6. When you walk does your left arm swing with your right or left leg? 
(Don't you dare get up to see!) 

7. How many matches are in a standard pack? 

8. On the United State s flag is the top stripe red or white? 

9. What is the lowest number on the FM Dial? 

10. Which way does water go down the drain, counter or clockwise? 

11. Which way does a "no smoking" sign's slash run? 

12. How many channels on a VHF TV dial? 

13 On which side of a women's blouse are the buttons? 

14. Which way do fans rotate? 

15 How many sides does a stop sign have? 

16. Do books have even-numbered pages on the right or left side? 

17 How many lug nuts are on a standard car wheel? 

18. How many sides are there on a standard pencil? 

19. Sleepy, Happy, Sneezy, Grumpy, Dopey, Doc. Who's missing ? 

20. How many hot dog buns are in a standard package? 

21 On which playing card is the card maker's trademark? 

22 On which side of a Venetian blind is the cord that adjusts the
opening between the slats? 

23. There are 12 buttons on a touch tone phone. What 2 symbols bear no
digits? 

24. How many curves are there in the standard paper clip? 

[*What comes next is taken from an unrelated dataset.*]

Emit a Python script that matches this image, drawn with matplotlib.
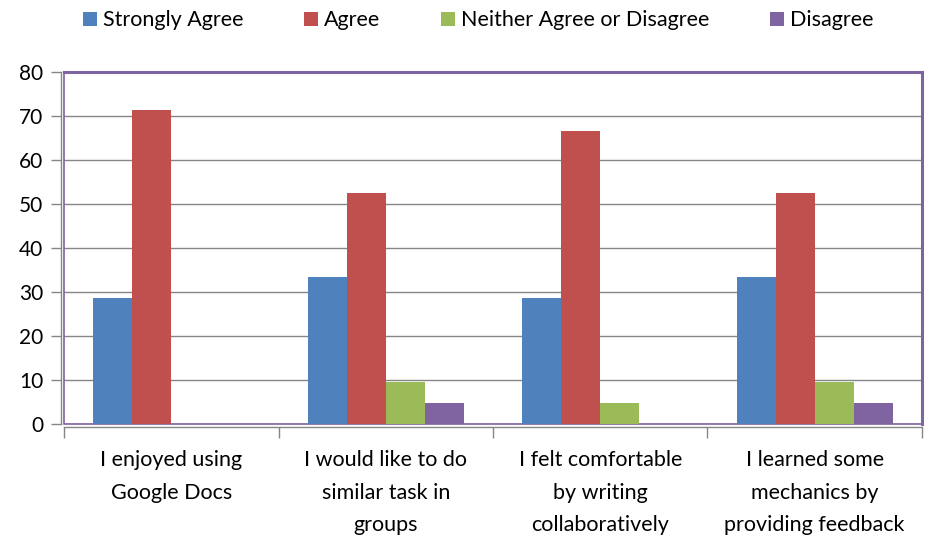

25. Does a merry-go-round turn counter or clockwise? 






ANSWERS 



1. On a standard traffic light, is the green on the top or bottom?
BOTTOM 



2. How many states are there in the USA ? (Don't laugh, some people
don't 

know) 50 



3. In which hand is the Statue of Liberty 's torch? RIGHT 



4. What six colors are on the classic Campbell soup label? BLUE, RED,
WHITE, YELLOW, BLACK & GOLD 



5. What two numbers on the telephone dial don't have letters by them? 1,
0 



6. When you walk does your left arm swing with your right or left leg? 

RIGHT 



7. How many matches are in a standard pack? 20 



8. On the United State s flag is the top stripe red or white? RED 



9. What is the lowest number on the FM dial? 88 



10. Which way does water go down the drain, counter or clockwise? 

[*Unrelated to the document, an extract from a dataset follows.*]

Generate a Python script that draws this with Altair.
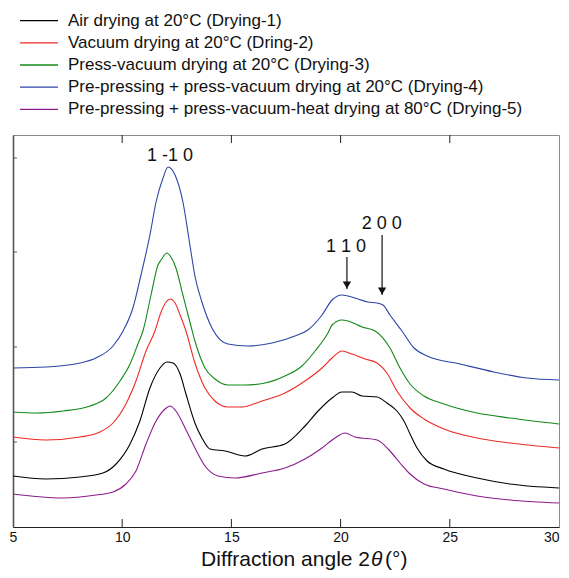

Counter CLOCKWISE (NORTH OF THE EQUATOR), clockwise in the Southern
Hemisphere 



11. Which way does a "no smoking" sign's slash run? 

TOWARDS BOTTOM RIGHT 



12. How many channels on a VHF TV dial? 12 (no #1) 



13 On which side of a women's blouse are the buttons? LEFT 



14. Which way do fans! Rotate? CLOCKWISE AS YOU LOOK AT IT 



15 How many sides does a stop sign have? 8 



16. Do books have even-numbered pages on the right or left side? LEFT 



17 How many lug nuts are on a standard car wheel? 5 



18. How many sides are there on a standard pencil? 6 



19. Sleepy, Happy, Sneezy, Grumpy, Dopey, Doc. Who's missing? BASHFUL 



20. How many hot dog buns are in a standard package? 8 



21 On which playing card is the card maker's trademark? ACE OF SPADES 



22 On which side of a Venetian blind is the cord that adjusts the
opening between the slats? LEFT 



23. There are 12 buttons on a touch tone phone. What 2 symbols bear no
digits? * , # 



24. How many curves are there in the standard paper clip? 3 



25. Does a merry-go-round turn counter or clockwise? COUNTER 


Now send it to some of your friends and put your score in the subject
box!!! 

The average person only gets 7 correct.


----------



## OldFortKennels (Mar 10, 2006)

Wow I had a few right and changed it.

14


----------



## Lisa3 (Aug 16, 2006)

8 for me..average gal


----------



## ericschevy (Nov 10, 2006)

Haha, 11..


----------



## MY MIKADO (Apr 7, 2006)

I notice alot My mom use to play games with me where I had to know what was around me. I got 20 right. I really did have 21 but I changed the lug nut one to six from five. I was thinking how you had to do opposite sides to keep it balanced. That was fun.


----------



## sw_df27 (Feb 16, 2007)

I got 13 right !!!!


----------



## chico (Mar 8, 2007)

I got 17 right!


----------



## smokey_joe (Oct 14, 2005)

I got 13, too. Couldn't for the life of me figure out the name of the missing dwarf.


----------



## Indigo Bully Connection (Dec 21, 2006)

*hahaha*

that was fun... I couldn't figure out the dawrf either! That's the only one that I had to leave blank... I got 15 right


----------



## cbow (Feb 14, 2007)

I got 18.
I missed some easy ones. Why did I think there is 51 states?


----------



## aimee235 (Apr 29, 2007)

I got 9. I had no idea about car stuff, and the chicken noodle soup.


----------



## adorabull (May 5, 2007)

13 for me.I got the states of the US wrong but hey I live in Australia so i can get away with that one


----------